95 points, Roger Voss, January 2010.
Located 150 km east of Paris, Champagne is the French wine region renowned for producing the finest, most rich and complex sparkling wines in the world. The elegance, longevity and racy acidity of these wines are attributed to the influence of the chalky soils of the region and the cool, marginal continental climate. The region spans an area of 35,000 ha and has 4 main growing areas, each favouring one of the three noble Champagne varieties; Pinot Noir, Chardonnay and Pinot Meunier. Champagne has a vineyard quality hierarchy based on the soils, aspect and overall quality of the grapes.
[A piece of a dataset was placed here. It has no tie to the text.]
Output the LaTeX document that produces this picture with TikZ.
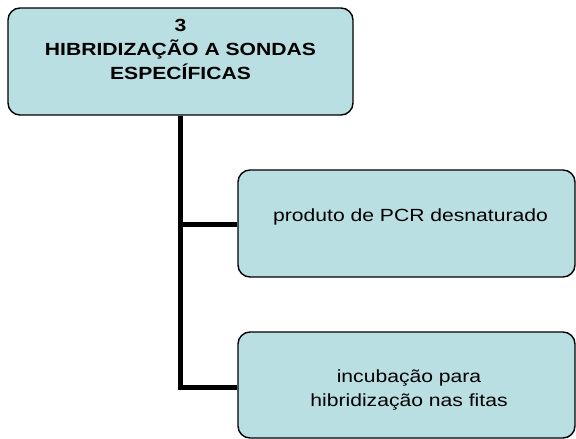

Like Burgundy, these quality designations are allocated to the vineyards of the village. Of the 319 villages of Champagne, 17 have Grand Cru status and 44 villages are designated Premier Cru. All Champagne is produced by Traditional Method. The vast majority of Champagne is a blend of the three varieties and may also be a blend of several vintages producing the popular Non Vintage (NV) house styles. Top quality blends from exceptional years are sold as Vintage (Millésime) Champagne.